Perfectness of the power graph

The power graph of a group is the graph whose vertices are the group elements (sometimes the identity is excluded but it doesn’t matter here), in which x and y are joined if one is a power of the other.

A finite graph is perfect if every induced subgraph has clique number equal to chromatic number. This is a well-studied class of graphs.

Theorem The power graph of a finite group is perfect.

In fact, much more is true. The result holds in any power-associative magma, that is, set with a binary operation in which powers of any element satisfy the associative law, and in particular, in any semigroup. Moreover, finiteness is not necessary, if we adopt the convention that an infinite graph is perfect if every finite induced subgraph is perfect.

The proof is not hard, but contains a small subtlety, so I will give it in full here.

A binary relation → is a partial preorder if it is reflexive and transitive. One of the first pieces of mathematics you might do when looking at binary relations is the analysis of partial preorders. Define a relation ≡ by the rule that x ≡ y if x → y and y → x. Then ≡ is an equivalence relation. Now define a relation on the set of equivalence classes by the rule that [x] ≤ [y] if u → v for some (and hence every) u∈[x] and v∈[y]. Then ≤ is a partial order on the set of equivalence classes.

Conversely, given an equivalence relation and a partial order on the set of equivalence classes, we can reconstruct uniquely the partial preorder on the original set.

As a paranthetical remark, this can be expressed in the language of species by saying that partial preorders are obtained from partial orders by substituting sets.

The comparability graph of a partial preorder → is the undirected graph in which distinct points x and y are joined if either x → y or y → x.

Now let G be a group. (As before, a power-associative magma would suffice.) We define the directed power graph on G by the rule that x → y if y is a power of x. Since x¹ = x and (x^m)ⁿ = x^mn, this is a partial preorder whose comparability graph is the power graph of G.

So the general result from which all follows is:

Theorem The comparability graph of a partial preorder is perfect.

First we observe that the class of comparability graphs of partial preorders is closed under taking induced subgraphs, so it suffices to prove that such a graph has chromatic number equal to clique number.
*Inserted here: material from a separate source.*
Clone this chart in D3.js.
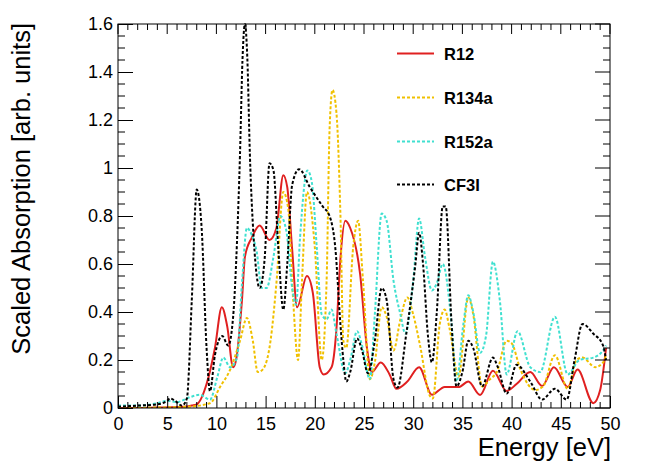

Here is the proof. In the case of a partial order, this is the easy part of Dilworth’s Theorem, and is proved as follows. Take a finite partial order. Then a clique in the comparability graph is a chain in the order. Let k be the maximal size of a chain. We need to find a k-colouring of the graph. So take the set of minimal elements in the partial order. They are pairwise incomparable, so we can give them the first colour. Then remove these elements and proceed inductively. We only need k colours since the obstruction to this would be a chain of length greater than k.

To go from partial orders to partial preorders, it is convenient to use the weak perfect graph theorem, proved by Lovász:

Theorem The complement of a perfect graph is perfect.

So let Γ be the complement of the comparability graph of a partial preorder → on x. The equivalence classes of the relation ≡ are sets of vertices which pairwise have the same neighbours, and in particular are not joined in Γ. Factor out ≡; that is, shrink each equivalence class to a single vertex (there is no anbiguity about the adjacency relation in the reduced graph). This is the complement of the comparability graph of the partial order ≤, and so is perfect. Suppose that its clique number and chromatic number are equal to k.

I claim that we can blow up each vertex of the reduced graph to an equivalence class and reconstruct Γ without changing the clique number and chromatic number. Consider the process of “cloning” a single vertex v, creating a new vertex v* with the same neighbours as v. Since v and v* are nonadjacent, we do not create a larger clique; and since they have the same neighbours, we can give v* the same colour as v. A number of steps of this kind finish the proof.

The argument can be done without going via the complement, but is rather messier since the “blowing-up” process does not preserve clique and chromatic numbers in the original graph.

I will conclude with an open problem. There are two other graphs that are similarly defined on a group G (I will restrict to groups here, since I have no idea what is possible in more general cases):

• the enhanced power graph, in which x and y are joined if they are both powers of an element z;
• the commuting graph, in which x and y are joined if xy = yx.

The power graph is a spanning subgraph of the enhanced power graph, which is itself a spanning subgraph of the commuting graph.

Neither of these two graphs is perfect in general. For the commuting graph, take the symmetric group of degree 5, and consider the five transpositions (1,2), (3,4), (5,1), (2,3), (4,5). The induced subgraph is a 5-cycle, which has clique number 2 and chromatic number 3. For the enhanced power graph, replace transpositions by cycles of pairwise coprime length (in a larger symmetric group) with the same intersection pattern, noting that elements of coprime orders in a group commute if and only if they are both powers of a single element, their product.)

Problem For which groups is the enhanced power graph perfect? For which groups is the commuting graph perfect?

In my paper with Ghodratallah Aalipour, Saieed Akbari, Reza Nikandish and Farzad Shaveisi, we determined the groups in which either the enhanced power graph or the commuting graph is equal to the power graph; they obviously satisfy the condition. What other groups can occur?